The Pentagon has provided “counter-insurgency” training to Sri Lankan troops, as well as intelligence and “non-lethal” weapons. In January 2006, the US ambassador to Sri Lanka warned the LTTE that if it did not quickly agree to a settlement on Colombo’s terms it would face “a stronger, more capable and more determined Sri Lankan military”, adding: “Through our military training and assistance programs, including efforts to help with counter-terrorism initiatives and block illegal financial transactions, we are helping to shape the ability of the Sri Lankan government to protect its people and defend its interests.” In January this year, the US embassy in Colombo issued a statement urging the government to press forward with its military offensive against the LTTE, declaring that the “United States does not advocate that the Government of Sri Lanka negotiate with the LTTE, a group designated by America as a Foreign Terrorist Organization since 1997.”

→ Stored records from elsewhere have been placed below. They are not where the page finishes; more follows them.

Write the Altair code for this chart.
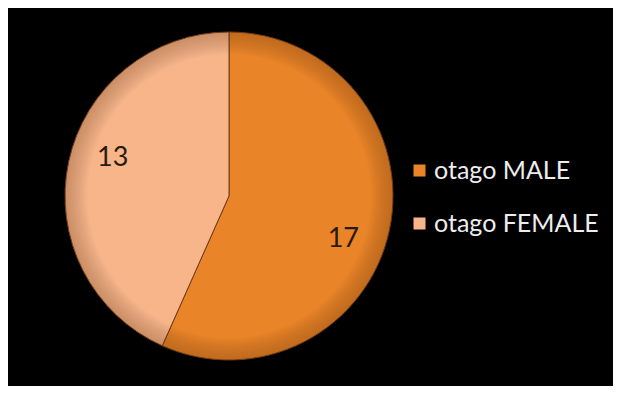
import math
import altair as alt
import pandas as pd

categories = ["otago MALE", "otago FEMALE"]
values = [17, 13]
colors = ["#EA8428", "#F8B58A"]

df = pd.DataFrame({"cat": categories, "value": values, "idx": [0, 1]})

base = alt.Chart(df).transform_window(
    cum="sum(value)", sort=[alt.SortField("idx")], frame=[None, 0]
).transform_joinaggregate(total="sum(value)").transform_calculate(
    start=f"(datum.cum - datum.value) / datum.total * {2 * math.pi}",
    end=f"datum.cum / datum.total * {2 * math.pi}",
    mid=f"(datum.cum - datum.value / 2) / datum.total * {2 * math.pi}",
)

CX, CY, R = 221, 188, 164

pie = base.mark_arc(stroke="#6e3c18", strokeWidth=1).encode(
    theta=alt.Theta("start:Q", scale=None),
    theta2="end:Q",
    radius=alt.value(R),
    x=alt.value(CX),
    y=alt.value(CY),
    color=alt.Color(
        "cat:N",
        scale=alt.Scale(domain=categories, range=colors),
        sort=categories,
        legend=alt.Legend(
            title=None,
            orient="none",
            legendX=399,
            legendY=150,
            padding=0,
            symbolType="square",
            symbolSize=144,
            symbolStrokeWidth=0,
            labelFont="Lato",
            labelFontSize=25,
            labelColor="#EDEDED",
            labelOffset=2,
            rowPadding=27,
            labelLimit=300,
        ),
    ),
)

# soft darkening of the rim
rim = alt.Chart(df).transform_aggregate(total="sum(value)").mark_arc(
    fill=alt.Gradient(
        gradient="radial",
        x1=0.5, y1=0.5, r1=0, x2=0.5, y2=0.5, r2=0.5,
        stops=[
            alt.GradientStop(offset=0, color="rgba(0,0,0,0)"),
            alt.GradientStop(offset=0.86, color="rgba(0,0,0,0)"),
            alt.GradientStop(offset=1, color="rgba(90,40,0,0.28)"),
        ],
    )
).encode(
    theta=alt.Theta("total:Q"),
    radius=alt.value(R),
    x=alt.value(CX),
    y=alt.value(CY),
)

def label(cat, dx, dy):
    return base.transform_filter(alt.datum.cat == cat).mark_text(
        font="Lato", fontSize=27, color="#2a1a0e", dx=dx, dy=dy
    ).encode(
        theta=alt.Theta("mid:Q", scale=None),
        radius=alt.value(122),
        x=alt.value(CX),
        y=alt.value(CY),
        text="value:Q",
    )

chart = alt.layer(
    pie, rim, label("otago MALE", -5, 18), label("otago FEMALE", 3, -13)
).properties(
    width=605,
    height=378,
    background="#000000",
    padding=0,
    autosize=alt.AutoSizeParams(type="none"),
).configure_view(stroke=None)

chart.save("out.html", embed_options={"renderer": "svg", "actions": False})
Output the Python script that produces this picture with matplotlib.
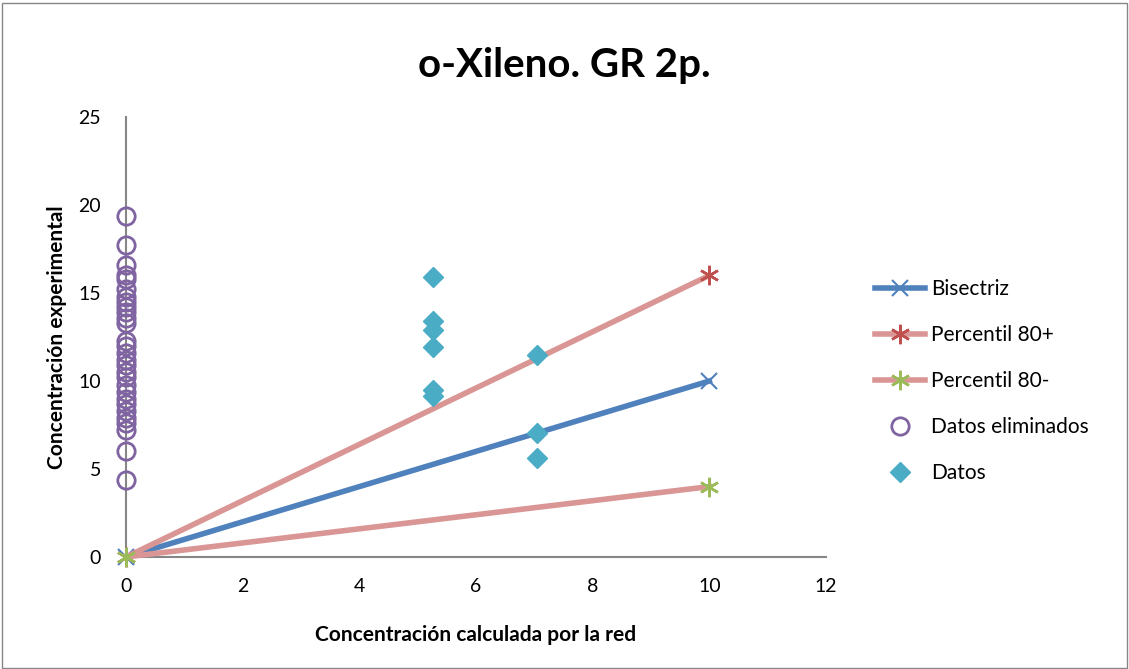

The government has used the “the war on terror” to cover its offensive against the LTTE, claiming that the LTTE is a “terrorist organisation”, despite the fact that this organisation has mass support among Sri Lanka’s 1.8 million indigenous Tamils and, following a ceasefire agreement in 2001, ran a de facto government administration in most of the island’s Northern Province. The LTTE’s use of suicide bombings against Sinhalese civilians has made the government’s task all the easier, politically marginalising opponents of the war among the island’s majority Sinhalese population. The LTTE has not sought to win support for the Tamil cause among Sinhalese workers and peasants. It has pursued a policy of “ethnic cleaning” against Sinhalese and against Tamil-speaking Muslims in the areas under its control.